What the task asks: Do not repeat pictures. Repeat exactly the lines of the listing below from its first line through the line with "const normalV2Err = [null, 0.08, 0.03, null];".
- - - - - - -
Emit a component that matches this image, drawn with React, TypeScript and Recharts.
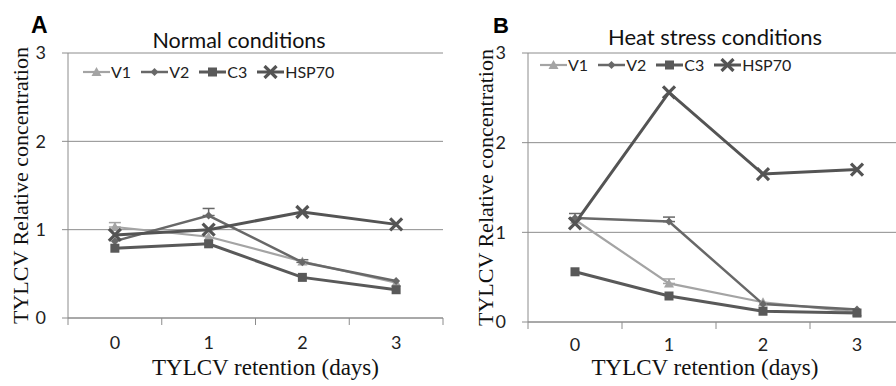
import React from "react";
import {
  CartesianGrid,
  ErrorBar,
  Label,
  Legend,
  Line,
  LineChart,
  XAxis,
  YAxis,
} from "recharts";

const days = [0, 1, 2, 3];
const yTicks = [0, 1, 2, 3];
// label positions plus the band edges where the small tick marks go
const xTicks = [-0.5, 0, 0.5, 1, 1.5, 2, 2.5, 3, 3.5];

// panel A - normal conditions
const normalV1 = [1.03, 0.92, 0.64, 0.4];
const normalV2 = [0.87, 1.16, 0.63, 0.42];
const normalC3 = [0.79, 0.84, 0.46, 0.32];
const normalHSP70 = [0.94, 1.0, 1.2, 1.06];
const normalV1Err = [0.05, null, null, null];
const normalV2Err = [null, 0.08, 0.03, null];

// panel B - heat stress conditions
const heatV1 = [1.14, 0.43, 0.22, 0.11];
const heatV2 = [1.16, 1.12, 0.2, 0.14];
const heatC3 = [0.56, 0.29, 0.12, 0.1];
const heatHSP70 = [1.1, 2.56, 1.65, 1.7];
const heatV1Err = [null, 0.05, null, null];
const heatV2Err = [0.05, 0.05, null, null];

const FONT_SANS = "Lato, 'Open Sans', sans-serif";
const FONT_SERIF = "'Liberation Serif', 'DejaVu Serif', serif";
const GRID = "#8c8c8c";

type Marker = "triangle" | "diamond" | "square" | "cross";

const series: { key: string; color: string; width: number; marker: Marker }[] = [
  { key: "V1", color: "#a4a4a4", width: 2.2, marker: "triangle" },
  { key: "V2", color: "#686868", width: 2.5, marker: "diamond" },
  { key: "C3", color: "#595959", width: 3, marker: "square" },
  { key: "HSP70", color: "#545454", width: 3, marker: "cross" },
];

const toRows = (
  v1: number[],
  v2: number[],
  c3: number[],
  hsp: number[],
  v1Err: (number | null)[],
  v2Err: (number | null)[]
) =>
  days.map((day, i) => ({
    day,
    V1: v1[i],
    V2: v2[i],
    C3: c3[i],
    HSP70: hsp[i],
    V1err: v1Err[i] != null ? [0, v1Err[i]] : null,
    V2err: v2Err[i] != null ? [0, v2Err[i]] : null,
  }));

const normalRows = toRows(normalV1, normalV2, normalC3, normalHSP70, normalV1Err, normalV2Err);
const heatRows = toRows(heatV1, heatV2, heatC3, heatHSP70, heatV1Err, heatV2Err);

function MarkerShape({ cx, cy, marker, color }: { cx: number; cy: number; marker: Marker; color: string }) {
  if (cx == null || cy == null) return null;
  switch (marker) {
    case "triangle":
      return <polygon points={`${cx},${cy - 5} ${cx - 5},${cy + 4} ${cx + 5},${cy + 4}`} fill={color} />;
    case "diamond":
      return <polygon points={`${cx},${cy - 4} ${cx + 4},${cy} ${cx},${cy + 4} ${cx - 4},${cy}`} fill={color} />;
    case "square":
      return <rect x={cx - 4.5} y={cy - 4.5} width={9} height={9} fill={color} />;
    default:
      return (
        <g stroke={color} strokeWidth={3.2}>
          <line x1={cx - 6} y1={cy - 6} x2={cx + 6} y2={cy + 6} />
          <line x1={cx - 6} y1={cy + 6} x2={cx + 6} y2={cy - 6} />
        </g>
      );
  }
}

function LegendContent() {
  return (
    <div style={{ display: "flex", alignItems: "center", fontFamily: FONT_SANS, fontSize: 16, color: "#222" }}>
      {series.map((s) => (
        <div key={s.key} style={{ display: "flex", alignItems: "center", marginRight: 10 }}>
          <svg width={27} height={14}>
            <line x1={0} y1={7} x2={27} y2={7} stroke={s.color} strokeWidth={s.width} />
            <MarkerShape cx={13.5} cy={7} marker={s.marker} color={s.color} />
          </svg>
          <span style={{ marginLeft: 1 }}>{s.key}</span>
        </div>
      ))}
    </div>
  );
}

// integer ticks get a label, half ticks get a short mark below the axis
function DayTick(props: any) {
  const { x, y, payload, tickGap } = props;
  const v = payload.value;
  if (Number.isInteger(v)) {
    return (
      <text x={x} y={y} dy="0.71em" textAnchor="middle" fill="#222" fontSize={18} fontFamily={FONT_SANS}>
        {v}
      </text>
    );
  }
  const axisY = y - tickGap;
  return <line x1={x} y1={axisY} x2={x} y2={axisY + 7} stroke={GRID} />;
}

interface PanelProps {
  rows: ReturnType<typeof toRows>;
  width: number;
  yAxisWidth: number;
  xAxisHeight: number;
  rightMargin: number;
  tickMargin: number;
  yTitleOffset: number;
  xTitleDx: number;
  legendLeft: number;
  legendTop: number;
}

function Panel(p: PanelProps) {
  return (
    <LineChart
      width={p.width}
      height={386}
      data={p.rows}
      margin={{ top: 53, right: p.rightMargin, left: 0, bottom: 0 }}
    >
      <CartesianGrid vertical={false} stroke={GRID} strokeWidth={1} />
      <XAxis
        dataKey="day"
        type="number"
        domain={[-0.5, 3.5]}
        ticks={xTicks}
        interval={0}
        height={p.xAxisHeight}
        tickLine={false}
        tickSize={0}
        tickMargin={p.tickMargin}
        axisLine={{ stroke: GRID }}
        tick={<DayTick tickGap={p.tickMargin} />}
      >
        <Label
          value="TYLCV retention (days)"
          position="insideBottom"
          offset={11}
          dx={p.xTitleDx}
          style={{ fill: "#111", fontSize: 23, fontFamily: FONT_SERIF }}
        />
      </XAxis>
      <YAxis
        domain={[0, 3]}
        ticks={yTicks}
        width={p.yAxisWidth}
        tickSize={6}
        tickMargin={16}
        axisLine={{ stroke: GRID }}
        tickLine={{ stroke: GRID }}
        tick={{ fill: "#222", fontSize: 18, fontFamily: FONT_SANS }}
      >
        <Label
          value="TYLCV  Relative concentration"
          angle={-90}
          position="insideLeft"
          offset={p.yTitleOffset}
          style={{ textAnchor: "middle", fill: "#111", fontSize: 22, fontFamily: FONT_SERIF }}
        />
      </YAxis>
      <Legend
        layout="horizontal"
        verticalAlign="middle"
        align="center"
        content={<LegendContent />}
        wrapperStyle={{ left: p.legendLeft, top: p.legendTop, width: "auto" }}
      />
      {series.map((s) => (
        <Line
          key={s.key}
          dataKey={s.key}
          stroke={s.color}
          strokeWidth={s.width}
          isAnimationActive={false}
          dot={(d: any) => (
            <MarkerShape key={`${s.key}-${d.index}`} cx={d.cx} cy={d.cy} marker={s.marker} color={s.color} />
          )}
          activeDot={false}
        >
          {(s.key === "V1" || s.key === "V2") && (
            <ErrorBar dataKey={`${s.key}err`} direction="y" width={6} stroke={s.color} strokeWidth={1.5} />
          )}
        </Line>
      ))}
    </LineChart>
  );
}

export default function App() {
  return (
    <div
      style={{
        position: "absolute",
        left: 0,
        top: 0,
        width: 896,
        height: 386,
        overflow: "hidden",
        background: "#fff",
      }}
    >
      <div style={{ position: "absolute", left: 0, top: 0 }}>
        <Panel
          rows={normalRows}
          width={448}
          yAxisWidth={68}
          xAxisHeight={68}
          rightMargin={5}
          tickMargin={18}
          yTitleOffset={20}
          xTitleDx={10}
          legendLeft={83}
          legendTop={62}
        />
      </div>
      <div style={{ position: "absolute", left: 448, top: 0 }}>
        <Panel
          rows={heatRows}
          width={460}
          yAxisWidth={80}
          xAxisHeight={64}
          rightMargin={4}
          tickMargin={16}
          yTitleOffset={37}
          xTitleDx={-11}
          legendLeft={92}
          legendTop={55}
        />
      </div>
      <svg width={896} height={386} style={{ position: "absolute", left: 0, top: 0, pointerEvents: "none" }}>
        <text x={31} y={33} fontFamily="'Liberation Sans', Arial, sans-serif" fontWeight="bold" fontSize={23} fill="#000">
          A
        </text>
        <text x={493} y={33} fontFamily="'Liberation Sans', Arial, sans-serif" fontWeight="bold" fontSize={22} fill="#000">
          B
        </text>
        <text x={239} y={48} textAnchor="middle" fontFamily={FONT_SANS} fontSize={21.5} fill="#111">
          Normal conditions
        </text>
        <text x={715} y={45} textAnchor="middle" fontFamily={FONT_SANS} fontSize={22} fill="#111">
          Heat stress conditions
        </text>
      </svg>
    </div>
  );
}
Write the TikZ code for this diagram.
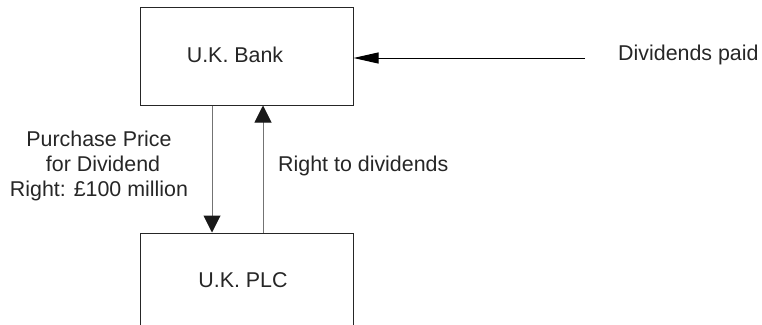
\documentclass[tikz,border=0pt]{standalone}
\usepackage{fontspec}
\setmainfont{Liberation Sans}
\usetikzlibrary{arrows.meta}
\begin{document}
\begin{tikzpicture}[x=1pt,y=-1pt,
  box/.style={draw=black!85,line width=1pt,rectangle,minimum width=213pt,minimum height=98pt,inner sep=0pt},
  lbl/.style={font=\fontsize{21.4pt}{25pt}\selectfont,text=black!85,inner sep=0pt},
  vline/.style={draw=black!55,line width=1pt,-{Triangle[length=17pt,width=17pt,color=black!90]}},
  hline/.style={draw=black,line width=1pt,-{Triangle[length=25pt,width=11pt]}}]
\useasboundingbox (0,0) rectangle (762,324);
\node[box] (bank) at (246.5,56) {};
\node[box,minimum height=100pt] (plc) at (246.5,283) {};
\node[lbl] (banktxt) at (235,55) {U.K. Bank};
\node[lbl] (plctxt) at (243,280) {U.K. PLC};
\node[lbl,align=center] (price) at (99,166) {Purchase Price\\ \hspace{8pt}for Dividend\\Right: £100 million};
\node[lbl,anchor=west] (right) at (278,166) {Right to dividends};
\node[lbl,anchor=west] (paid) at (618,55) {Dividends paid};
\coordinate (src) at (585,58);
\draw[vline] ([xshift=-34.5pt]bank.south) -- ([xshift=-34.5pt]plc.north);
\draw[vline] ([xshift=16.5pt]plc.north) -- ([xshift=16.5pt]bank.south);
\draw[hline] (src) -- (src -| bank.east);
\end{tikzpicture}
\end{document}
- - - - - - -
Correct response:
Emit a component that matches this image, drawn with React, TypeScript and Recharts.
import React from "react";
import {
  CartesianGrid,
  ErrorBar,
  Label,
  Legend,
  Line,
  LineChart,
  XAxis,
  YAxis,
} from "recharts";

const days = [0, 1, 2, 3];
const yTicks = [0, 1, 2, 3];
// label positions plus the band edges where the small tick marks go
const xTicks = [-0.5, 0, 0.5, 1, 1.5, 2, 2.5, 3, 3.5];

// panel A - normal conditions
const normalV1 = [1.03, 0.92, 0.64, 0.4];
const normalV2 = [0.87, 1.16, 0.63, 0.42];
const normalC3 = [0.79, 0.84, 0.46, 0.32];
const normalHSP70 = [0.94, 1.0, 1.2, 1.06];
const normalV1Err = [0.05, null, null, null];
const normalV2Err = [null, 0.08, 0.03, null];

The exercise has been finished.